A small amount of I + G may be added to a food to replace some monosodium glutamate (MSG). (MSG is itself used to reduce the salt, or sodium chloride, content of a food while providing a meaty flavor due to its glutamate content.) The effect of this addition is to impart a magnification of the savory taste sensation by enhancing a food’s natural flavors. The overall result is even less sodium chloride in the final product. One manufacturer’s quality assurance manager told us that “actually [food companies] can use one of them, either disodium inosinate or disodium guanylate [to get the flavor enhancement], but they usually use both of them.” In fact, disodium guanylate is responsible for stronger flavor enhancement than is disodium inosinate.
The VRG spoke to three leading manufacturers of disodium guanylate and disodium inosinate about these common flavor enhancers. All of them reported that they produce I + G by microbial fermentation. Their growth media are all-vegetable, usually consisting mainly of tapioca starch.
The Ajinomoto product of disodium inosinate and disodium guanylate is called “Ajitide I + G.” The process was described as one in which the “nucleoside precursors” of disodium inosinate and disodium guanylate are first produced by microbial fermentation. After further processing, the end products are the nucleotides, GMP and IMP. These nucleotides are then separated from the fermentation medium, purified and crystallized. The nucleotides are approved by the United States Food and Drug Administration (FDA) for food use. “The product does not contain animal products…” according to company documents.
One of our sources in the regulatory affairs department of her company that produces I + G from yeast stated that since they are flavor products of a natural process, “they can be labeled [on a food package] as ‘natural flavors.’ There’s no need to list them as ‘disodium inosinate’ or disodium guanylate.’”

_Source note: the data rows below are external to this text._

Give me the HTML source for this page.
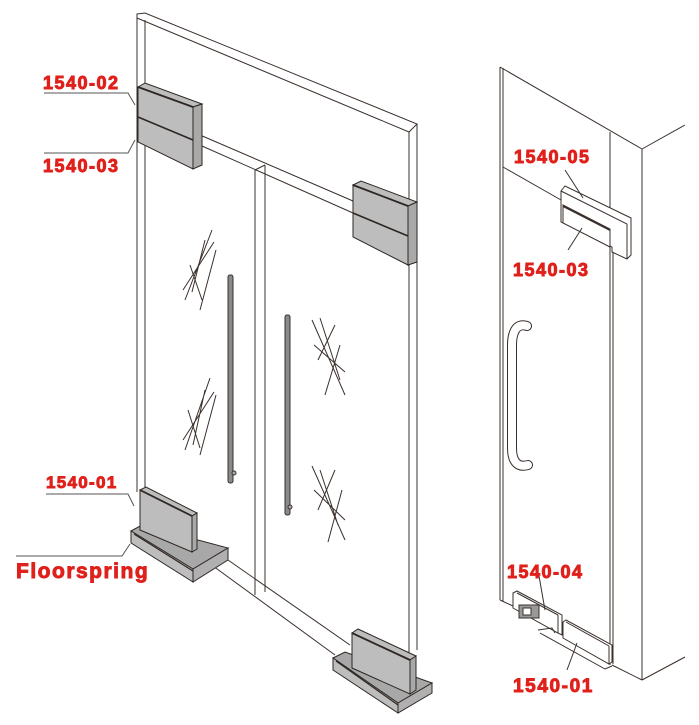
<!DOCTYPE html>
<html><head><meta charset="utf-8"><style>
html,body{margin:0;padding:0;background:#fff;}
svg{display:block;}
.t{font-family:"Liberation Sans",Arial,sans-serif;font-weight:bold;fill:#e0201b;stroke:#e0201b;stroke-width:0.9;}
</style></head><body>
<svg width="699" height="725" viewBox="0 0 699 725" xmlns="http://www.w3.org/2000/svg">
<g fill="none" stroke="#3a302c" stroke-width="1">
<path d="M137,14 L145,13 L417,124 L409,132 L137,18 Z"/>
<line x1="137" y1="14" x2="137" y2="492"/>
<line x1="145" y1="20" x2="145" y2="490"/>
<line x1="409" y1="132" x2="409" y2="655"/>
<line x1="417" y1="124" x2="417" y2="650"/>
<line x1="200" y1="135" x2="353" y2="201"/>
<line x1="193" y1="142" x2="353" y2="213"/>
<line x1="255" y1="170" x2="255" y2="595"/>
<line x1="265" y1="165" x2="265" y2="592"/>
<line x1="255" y1="170" x2="265" y2="165"/>
<line x1="213" y1="566" x2="335" y2="655"/>
<line x1="228" y1="560" x2="350" y2="645"/>
<path d="M185,300 L212,230 M192,292 L205,240 M200,310 L216,250 M190,265 L202,300 M183,290 L214,242"/>
<path d="M185,450 L210,378 M193,445 L205,390 M200,455 L216,395 M188,410 L200,448 M183,440 L214,392"/>
<path d="M312,320 L345,395 M320,318 L340,380 M318,360 L335,325 M325,395 L340,345 M314,345 L345,372"/>
<path d="M312,466 L345,540 M320,470 L338,525 M318,510 L335,470 M328,542 L342,490 M314,490 L345,520"/>
</g>
<g stroke="#3a302c" stroke-width="1" fill="#8a8a8a">
<rect x="228" y="275" width="5" height="208" rx="2"/>
<rect x="285" y="315" width="5" height="200" rx="2"/>
<circle cx="234" cy="473" r="2" fill="#aaa"/>
<circle cx="290" cy="507" r="2" fill="#aaa"/>
</g>
<g stroke="#2e2622" stroke-width="1" fill="#bdbdbd">
<polygon points="138,87 145,83 202,104 193,107"/>
<polygon points="193,107 202,104 202,165 193,169" fill="#a9a9a9"/>
<polygon points="138,87 193,107 193,169 138,142"/>
<line x1="138" y1="117" x2="193" y2="140" stroke-width="1.6"/>
<line x1="138" y1="87" x2="193" y2="107" stroke-width="1.8"/>
<polygon points="353,185 361,181 417,202 408,206"/>
<polygon points="408,206 417,202 417,262 408,265" fill="#a9a9a9"/>
<polygon points="353,185 408,206 408,265 353,237"/>
<line x1="353" y1="213" x2="408" y2="236" stroke-width="1.6"/>
<line x1="353" y1="185" x2="408" y2="206" stroke-width="1.8"/>
</g>
<g stroke="#2e2622" stroke-width="1" fill="#bdbdbd">
<polygon points="131,531 142,525 228,548 193,569" fill="#a8a8a8"/>
<polygon points="131,531 193,569 193,582 131,543"/>
<polygon points="193,569 228,548 228,560 193,582" fill="#b0b0b0"/>
<polygon points="140,490 146,487 197,513 192,516"/>
<polygon points="192,516 197,513 197,549 192,552" fill="#a9a9a9"/>
<polygon points="140,490 192,516 192,552 140,530"/>
<line x1="140" y1="490" x2="192" y2="516" stroke-width="1.8"/>
<line x1="134" y1="534" x2="193" y2="571" stroke-width="1.2"/>
<polygon points="333,658 345,652 432,683 398,703" fill="#a8a8a8"/>
<polygon points="333,658 398,703 398,713 333,670"/>
<polygon points="398,703 432,683 432,693 398,713" fill="#b0b0b0"/>
<polygon points="352,633 358,629 416,656 410,660"/>
<polygon points="410,660 416,656 416,690 410,694" fill="#a9a9a9"/>
<polygon points="352,633 410,660 410,694 352,668"/>
<line x1="352" y1="633" x2="410" y2="660" stroke-width="1.8"/>
<line x1="336" y1="661" x2="398" y2="705" stroke-width="1.2"/>
</g>
<g fill="none" stroke="#555" stroke-width="1">
<polyline points="44,93 128,93 135,105"/>
<polyline points="44,153 128,153 135,140"/>
<polyline points="46,494 128,494 134,506"/>
<polyline points="16,556 122,556 130,544"/>
</g>
<text class="t" x="43" y="89" font-size="18" letter-spacing="1.5">1540-02</text>
<text class="t" x="43" y="172" font-size="18" letter-spacing="1.5">1540-03</text>
<text class="t" x="46" y="488" font-size="17" letter-spacing="1.3">1540-01</text>
<text class="t" x="16" y="578" font-size="21" letter-spacing="1.5">Floorspring</text>

<g fill="none" stroke="#3a302c" stroke-width="1">
<line x1="500" y1="67" x2="500" y2="600"/>
<line x1="503" y1="68" x2="503" y2="602"/>
<line x1="500" y1="67" x2="642" y2="149"/>
<line x1="642" y1="149" x2="685" y2="125"/>
<line x1="642" y1="149" x2="642" y2="680"/>
<line x1="642" y1="680" x2="685" y2="657"/>
<line x1="610" y1="132" x2="610" y2="665"/>
<line x1="613" y1="232" x2="613" y2="664"/>
<line x1="612" y1="665" x2="642" y2="680"/>
<line x1="500" y1="600" x2="513" y2="606"/>
<line x1="503" y1="167" x2="561" y2="200"/>
</g>
<path d="M527,326 C515,322 512,335 512,345 L512,448 C512,462 518,468 528,465" fill="none" stroke="#3a302c" stroke-width="10" stroke-linecap="round"/>
<path d="M527,326 C515,322 512,335 512,345 L512,448 C512,462 518,468 528,465" fill="none" stroke="#fff" stroke-width="8" stroke-linecap="round"/>
<g stroke="#3a302c" stroke-width="1" fill="#fff">
<polygon points="561,191 565,186 631,218 631,255 627,259 612,252 612,247 561,222"/>
<polyline points="561,191 627,224 627,259" fill="none"/>
<polygon points="563,205 610,229 610,247 563,223"/>
<line x1="563" y1="206" x2="610" y2="230" stroke-width="2"/>
<line x1="565" y1="170" x2="583" y2="198"/>
<line x1="568" y1="250" x2="582" y2="228"/>
</g>
<g stroke="#3a302c" stroke-width="1" fill="#fff">
<polygon points="513,593 517,591 562,615 562,635 558,633 513,608"/>
<line x1="517" y1="593" x2="558" y2="615"/>
<line x1="558" y1="615" x2="558" y2="633"/>
<rect x="519" y="605" width="20" height="13" fill="#999"/>
<rect x="523" y="608" width="8" height="7" fill="#fff"/>
<polygon points="563,622 566,620 612,645 612,662 609,664 563,638"/>
<line x1="566" y1="622" x2="609" y2="646"/>
<line x1="609" y1="646" x2="609" y2="664"/>
<polyline points="538,630 552,628 555,633" fill="none"/>
<polyline points="540,633 605,669 612,666" fill="none"/>
<line x1="539" y1="576" x2="545" y2="610"/>
<line x1="577" y1="643" x2="567" y2="670"/>
</g>
<text class="t" x="514" y="163" font-size="18" letter-spacing="1.5">1540-05</text>
<text class="t" x="513" y="276" font-size="18" letter-spacing="1.5">1540-03</text>
<text class="t" x="507" y="578" font-size="18" letter-spacing="1.5">1540-04</text>
<text class="t" x="513" y="692" font-size="19" letter-spacing="1.6">1540-01</text>
</svg>
</body></html>
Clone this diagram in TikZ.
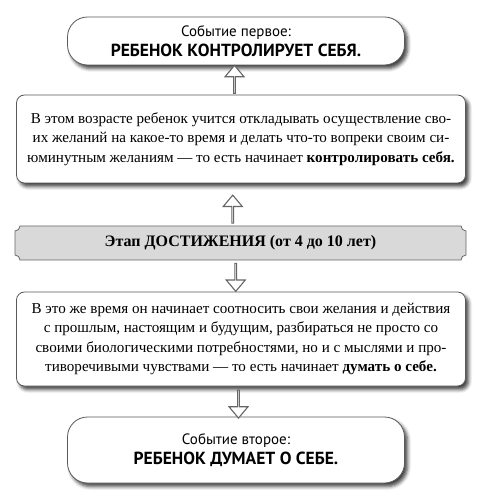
\documentclass[tikz,border=0pt]{standalone}
\usepackage{fontspec}
\setmainfont{Liberation Serif}
\newfontfamily\eventfont{PT Sans}
\usetikzlibrary{positioning,calc,shapes.arrows,shadows.blur}

\begin{document}
\begin{tikzpicture}[x=1pt,y=1pt,
		every node/.style={align=center, inner sep=0pt},
		boxshadow/.style={blur shadow={shadow xshift=3pt, shadow yshift=-3.5pt, shadow blur radius=3.5pt, shadow opacity=75}},
		eventbox/.style={draw=black!65, line width=0.8pt, fill=white, rounded corners=20pt, minimum width=337pt, boxshadow,
				font=\eventfont\fontsize{15}{20.5}\selectfont},
		textbox/.style={draw=black!65, line width=0.8pt, fill=white, rounded corners=8pt, minimum width=449pt, boxshadow,
				font=\fontsize{15.1}{19.6}\selectfont},
		stagefont/.style={font=\bfseries\fontsize{16}{18}\selectfont},
		uparrow/.style={draw=black!60, fill=white, line width=1.1pt, single arrow, shape border rotate=90,
				minimum height=28pt, minimum width=19pt, single arrow head extend=5pt, single arrow tip angle=80},
		downarrow/.style={uparrow, shape border rotate=270}]
	\useasboundingbox (0,0) rectangle (488,-502);
	% first event
	\node[eventbox, minimum height=48pt] (first) at (236,-41)
		{Событие первое:\\ {\bfseries\fontsize{17.5}{20.5}\selectfont РЕБЕНОК КОНТРОЛИРУЕТ СЕБЯ.}};
	% self control
	\node[textbox, minimum height=88pt] (ctrl) at (241,-139)
		{В этом возрасте ребенок учится откладывать осуществление сво-\\
		 их желаний на какое-то время и делать что-то вопреки своим си-\\
		 юминутным желаниям — то есть начинает \textbf{контролировать себя.}};
	% the stage, a banner with notched corners
	\coordinate (stageNW) at (15,-226);
	\coordinate (stageSE) at (466,-260);
	\coordinate (stageN) at ($(stageNW)!0.5!(stageNW -| stageSE)$);
	\coordinate (stageS) at ($(stageSE)!0.5!(stageNW |- stageSE)$);
	\draw[fill=black!15, draw=black!60, line width=0.8pt]
		([xshift=5pt]stageNW) -- ([xshift=-5pt]stageNW -| stageSE)
		arc (180:270:5pt) -- ([yshift=5pt]stageSE)
		arc (90:180:5pt) -- ([xshift=5pt]stageNW |- stageSE)
		arc (0:90:5pt) -- ([yshift=-5pt]stageNW)
		arc (270:360:5pt) -- cycle;
	\node[stagefont] (stage) at ($(stageN)!0.5!(stageS)$) {Этап ДОСТИЖЕНИЯ (от 4 до 10 лет)};
	% thinking about oneself
	\node[textbox, minimum height=94pt] (think) at (241,-339)
		{В это же время он начинает соотносить свои желания и действия\\
		 с прошлым, настоящим и будущим, разбираться не просто со\\
		 своими биологическими потребностями, но и с мыслями и про-\\
		 тиворечивыми чувствами — то есть начинает \textbf{думать о себе.}};
	% second event
	\node[eventbox, minimum height=66pt] (second) at (236,-450)
		{Событие второе:\\ {\bfseries\fontsize{17.5}{20.5}\selectfont РЕБЕНОК ДУМАЕТ О СЕБЕ.}};
	% arrows between the boxes
	\node[uparrow] (upA) at ([xshift=-4pt]$(first.south)!0.5!(ctrl.north)$) {};
	\node[uparrow] (upB) at ([xshift=-8pt,yshift=-5pt]$(ctrl.south)!0.5!(stageN)$) {};
	\node[downarrow] (downA) at ([xshift=-5pt,yshift=-1pt]$(stageS)!0.5!(think.north)$) {};
	\node[downarrow] (downB) at ([yshift=-2pt]$(think.south)!0.5!(second.north)$) {};
\end{tikzpicture}
\end{document}
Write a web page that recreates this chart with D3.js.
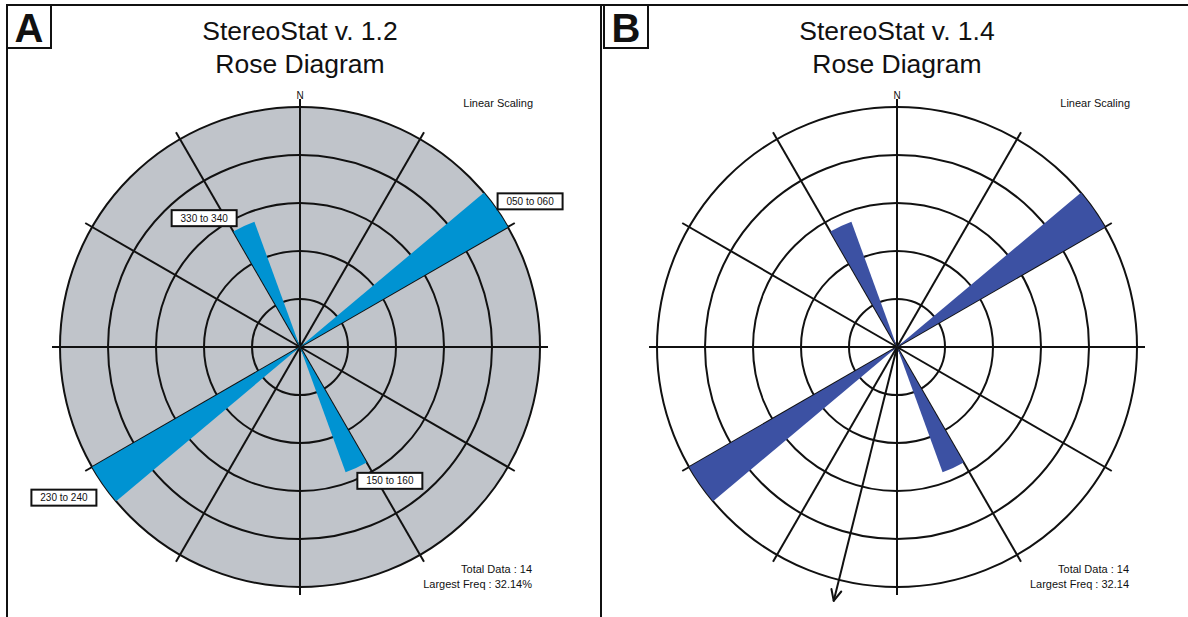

A manufacturer of hydrolyzed vegetable protein (HVP) told us that when his company adds disodium inosinate (as a flavor enhancer) to a TVP product that he sells to another company, it is clearly stated on his label. He did not know, however, if his buyer, by federal regulation, must state on the label of the final food product that disodium inosinate is present. Interested readers may wish to inquire with food companies if they have questions about the “natural flavors” or the “flavor enhancers” used in food products but which may or may not appear as an ingredient on the label.
I + G is usually used in conjunction with monosodium glutamate (MSG), yeast extracts, and/or HVP. In the yeast extracts and HVP, their glutamates combine with salt present in the food to form MSG. The glutamates also combine with I + G to produce a greater savory taste. In many cases, a synergistic flavor profile results which means the resulting savoriness is more than the sum of each component’s contribution to the taste if used separately. I + G, MSG, HVP and yeast extracts are often used in soups, sauces, and seasonings as well as in fast food and packaged rice or noodle premixes. I + G may also be used alone to enhance flavor as long as the food item is high in natural glutamates (tomatoes, Parmesan cheese, etc.)
The use of all these ingredients, by themselves or in some combination, usually permits the reduction of the total sodium chloride (salt) content of the packaged premix or prepared food while enhancing the food’s salty and savory flavors.